--- Start PROVIDED DATA ---
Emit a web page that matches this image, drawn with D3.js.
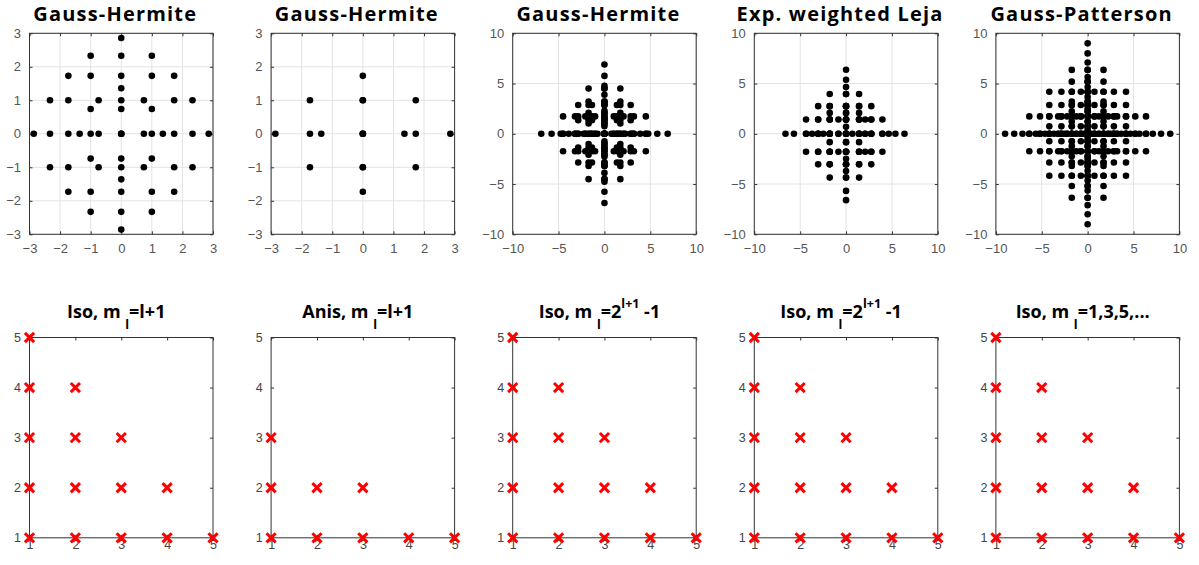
<!DOCTYPE html>
<html>
<head>
<meta charset="utf-8">
<script src="https://cdn.jsdelivr.net/npm/d3@7"></script>
<style>
  body { margin: 0; background: #fff; }
  .title { font-family: "Open Sans", sans-serif; font-weight: 700; fill: #000; }
  .tick text { font-family: "Liberation Sans", Arial, sans-serif; }
</style>
</head>
<body>
<div id="chart"></div>
<script>
// 1D Gauss-Hermite nodes (standard normal)
const gh1 = [0]
const gh2 = [-1, 1]
const gh3 = [-1.73, 0, 1.73]
const gh4 = [-2.33, -0.74, 0.74, 2.33]
const gh5 = [-2.86, -1.36, 0, 1.36, 2.86]
const gh9 = [-4.51, -3.21, -2.08, -1.02, 0, 1.02, 2.08, 3.21, 4.51]
const gh17 = [-6.89, -5.76, -4.77, -3.89, -3.07, -2.28, -1.51, -0.75, 0, 0.75, 1.51, 2.28, 3.07, 3.89, 4.77, 5.76, 6.89]

// weighted Leja sequence (nested, in Leja order)
const leja = [0, 1.42, -1.78, 2.75, -3.04, -0.83, 2.08, 3.96, -4.36, 0.69, -2.48, -3.70, 4.65, -5.68, 5.38, 6.37, -6.60]
const lejaCount = [1, 3, 5, 9, 17]

// nested Gauss-Patterson/Genz-Keister type nodes
const gp1 = [0]
const gp3 = [-1.73, 0, 1.73]
const gp9 = [-4.18, -2.86, -1.73, -0.74, 0, 0.74, 1.73, 2.86, 4.18]
const gp19 = [-6.36, -5.19, -3.21, -2.23, -1.23, 1.23, 2.23, 3.21, 5.19, 6.36]
const gp35 = [-9.0, -8.0, -7.1, -5.65, -4.65, -3.67, -2.52, -0.39, 0.39, 2.52, 3.67, 4.65, 5.65, 7.1, 8.0, 9.0]

// tensor grids (level in x, level in y) used for each top panel
const gridsIso = [[1, 5], [2, 4], [3, 3], [4, 2], [5, 1], [1, 4], [2, 3], [3, 2], [4, 1]]
const gridsAnis = [[5, 1], [3, 2], [1, 3], [3, 1], [1, 2]]
const gridsNested = [[1, 5], [2, 4], [3, 3], [4, 2], [5, 1]]

// index sets of the bottom row
const isoSet = [[1, 1], [1, 2], [1, 3], [1, 4], [1, 5], [2, 1], [2, 2], [2, 3], [2, 4],
                [3, 1], [3, 2], [3, 3], [4, 1], [4, 2], [5, 1]]
const anisSet = [[1, 1], [1, 2], [1, 3], [2, 1], [2, 2], [3, 1], [3, 2], [4, 1], [5, 1]]

const topTitles = ["Gauss-Hermite", "Gauss-Hermite", "Gauss-Hermite", "Exp. weighted Leja", "Gauss-Patterson"]
const ticksSmall = [-3, -2, -1, 0, 1, 2, 3]
const ticksLarge = [-10, -5, 0, 5, 10]
const ticksIdx = [1, 2, 3, 4, 5]

const lejaLevels = lejaCount.map(n => leja.slice(0, n))
const gpLevels = [gp1, gp3, gp9, gp9.concat(gp19), gp9.concat(gp19, gp35)]

const topPanels = [
  {title: topTitles[0], ticks: ticksSmall, levels: [gh1, gh2, gh3, gh4, gh5], grids: gridsIso},
  {title: topTitles[1], ticks: ticksSmall, levels: [gh1, gh2, gh3, gh4, gh5], grids: gridsAnis},
  {title: topTitles[2], ticks: ticksLarge, levels: [gh1, gh3, gh5, gh9, gh17], grids: gridsIso},
  {title: topTitles[3], ticks: ticksLarge, levels: lejaLevels, grids: gridsNested},
  {title: topTitles[4], ticks: ticksLarge, levels: gpLevels, grids: gridsNested}
]

// bottom titles: [text, kind]
const bottomTitles = [
  [["Iso, m ", ""], ["l", "sub"], ["=l+1", ""]],
  [["Anis, m ", ""], ["l", "sub"], ["=l+1", ""]],
  [["Iso, m ", ""], ["l", "sub"], ["=2", ""], ["l+1", "sup"], [" -1", ""]],
  [["Iso, m ", ""], ["l", "sub"], ["=2", ""], ["l+1", "sup"], [" -1", ""]],
  [["Iso, m ", ""], ["l", "sub"], ["=1,3,5,...", ""]]
]
const bottomSets = [isoSet, anisSet, isoSet, isoSet, isoSet]

const LEFT = 29.5, STEP = 241.6, PW = 183.5
const TOP_T = 33.3, TOP_B = 234.3
const BOT_T = 337.5, BOT_B = 537.8

const fmt = d3.format("d")

const svg = d3.select("#chart").append("svg")
  .attr("width", 1199)
  .attr("height", 565)

function styleAxis(sel, color, size) {
  sel.select(".domain").remove()
  sel.selectAll(".tick line").attr("stroke", "#333")
  sel.selectAll(".tick text")
    .attr("fill", color)
    .style("font-size", size)
}

function drawAxes(g, x, y, ticks, yb, yt, padX, padY, color, size) {
  g.append("g").attr("transform", `translate(0,${yb})`)
    .call(d3.axisBottom(x).tickValues(ticks).tickFormat(fmt).tickSizeInner(-3).tickSizeOuter(0).tickPadding(padX))
    .call(styleAxis, color, size)
  g.append("g").attr("transform", `translate(${x.range()[0]},0)`)
    .call(d3.axisLeft(y).tickValues(ticks).tickFormat(fmt).tickSizeInner(-3).tickSizeOuter(0).tickPadding(padY))
    .call(styleAxis, color, size)
  g.append("g").attr("transform", `translate(0,${yt})`)
    .call(d3.axisTop(x).tickValues(ticks).tickSizeInner(-3).tickSizeOuter(0).tickFormat(""))
    .call(styleAxis, color, size)
  g.append("g").attr("transform", `translate(${x.range()[1]},0)`)
    .call(d3.axisRight(y).tickValues(ticks).tickSizeInner(-3).tickSizeOuter(0).tickFormat(""))
    .call(styleAxis, color, size)
  g.append("rect")
    .attr("x", x.range()[0]).attr("y", yt)
    .attr("width", x.range()[1] - x.range()[0]).attr("height", yb - yt)
    .attr("fill", "none").attr("stroke", "#333").attr("stroke-width", 1)
}

// ---- top row: sparse grid points
topPanels.forEach(function(p, k) {
  const x0 = LEFT + k * STEP
  const dom = d3.extent(p.ticks)
  const x = d3.scaleLinear().domain(dom).range([x0, x0 + PW])
  const y = d3.scaleLinear().domain(dom).range([TOP_B, TOP_T])
  const g = svg.append("g")

  g.selectAll(".gx").data(p.ticks).enter().append("line")
    .attr("x1", d => x(d)).attr("x2", d => x(d))
    .attr("y1", TOP_T).attr("y2", TOP_B)
    .attr("stroke", "#e3e3e3")
  g.selectAll(".gy").data(p.ticks).enter().append("line")
    .attr("x1", x0).attr("x2", x0 + PW)
    .attr("y1", d => y(d)).attr("y2", d => y(d))
    .attr("stroke", "#e3e3e3")

  drawAxes(g, x, y, p.ticks, TOP_B, TOP_T, 9.5, 8.5, "#555", "13px")

  const pts = []
  p.grids.forEach(function(gr) {
    p.levels[gr[0] - 1].forEach(function(a) {
      p.levels[gr[1] - 1].forEach(function(b) { pts.push([a, b]) })
    })
  })
  g.selectAll("circle").data(pts).enter().append("circle")
    .attr("cx", d => x(d[0]))
    .attr("cy", d => y(d[1]))
    .attr("r", 3.3)
    .attr("fill", "#000")

  svg.append("text")
    .attr("class", "title")
    .attr("x", x0 + PW / 2 - 6)
    .attr("y", 20.7)
    .attr("text-anchor", "middle")
    .style("font-size", "20px")
    .style("letter-spacing", "1.2px")
    .text(p.title)
})

// ---- bottom row: index sets
bottomSets.forEach(function(set, k) {
  const x0 = LEFT + k * STEP
  const x = d3.scaleLinear().domain([1, 5]).range([x0, x0 + PW])
  const y = d3.scaleLinear().domain([1, 5]).range([BOT_B, BOT_T])
  const g = svg.append("g")

  drawAxes(g, x, y, ticksIdx, BOT_B, BOT_T, 2, 8.5, "#444", "12.5px")

  g.selectAll(".mk").data(set).enter().append("path")
    .attr("transform", d => `translate(${x(d[0])},${y(d[1])})`)
    .attr("d", "M-4.6,-4.6L4.6,4.6M-4.6,4.6L4.6,-4.6")
    .attr("stroke", "#ff0000")
    .attr("stroke-width", 3)
    .attr("fill", "none")

  const t = svg.append("text")
    .attr("class", "title")
    .attr("x", x0 + PW / 2 - 5)
    .attr("y", 318)
    .attr("text-anchor", "middle")
    .style("font-size", "18px")
  let shift = 0
  bottomTitles[k].forEach(function(part) {
    const target = part[1] === "sub" ? 11 : part[1] === "sup" ? -10 : 0
    t.append("tspan")
      .attr("dy", target - shift)
      .style("font-size", part[1] ? "12.5px" : "18px")
      .text(part[0])
    shift = target
  })
})
</script>
</body>
</html>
--- End PROVIDED DATA ---
**REQUIRED WORK:**
Print the data above verbatim from the first line through the line holding "7.1, 8.0, 9.0]", leaving every picture out.

**RESULT OF THE TASK:**
Emit a web page that matches this image, drawn with D3.js.
<!DOCTYPE html>
<html>
<head>
<meta charset="utf-8">
<script src="https://cdn.jsdelivr.net/npm/d3@7"></script>
<style>
  body { margin: 0; background: #fff; }
  .title { font-family: "Open Sans", sans-serif; font-weight: 700; fill: #000; }
  .tick text { font-family: "Liberation Sans", Arial, sans-serif; }
</style>
</head>
<body>
<div id="chart"></div>
<script>
// 1D Gauss-Hermite nodes (standard normal)
const gh1 = [0]
const gh2 = [-1, 1]
const gh3 = [-1.73, 0, 1.73]
const gh4 = [-2.33, -0.74, 0.74, 2.33]
const gh5 = [-2.86, -1.36, 0, 1.36, 2.86]
const gh9 = [-4.51, -3.21, -2.08, -1.02, 0, 1.02, 2.08, 3.21, 4.51]
const gh17 = [-6.89, -5.76, -4.77, -3.89, -3.07, -2.28, -1.51, -0.75, 0, 0.75, 1.51, 2.28, 3.07, 3.89, 4.77, 5.76, 6.89]

// weighted Leja sequence (nested, in Leja order)
const leja = [0, 1.42, -1.78, 2.75, -3.04, -0.83, 2.08, 3.96, -4.36, 0.69, -2.48, -3.70, 4.65, -5.68, 5.38, 6.37, -6.60]
const lejaCount = [1, 3, 5, 9, 17]

// nested Gauss-Patterson/Genz-Keister type nodes
const gp1 = [0]
const gp3 = [-1.73, 0, 1.73]
const gp9 = [-4.18, -2.86, -1.73, -0.74, 0, 0.74, 1.73, 2.86, 4.18]
const gp19 = [-6.36, -5.19, -3.21, -2.23, -1.23, 1.23, 2.23, 3.21, 5.19, 6.36]
const gp35 = [-9.0, -8.0, -7.1, -5.65, -4.65, -3.67, -2.52, -0.39, 0.39, 2.52, 3.67, 4.65, 5.65, 7.1, 8.0, 9.0]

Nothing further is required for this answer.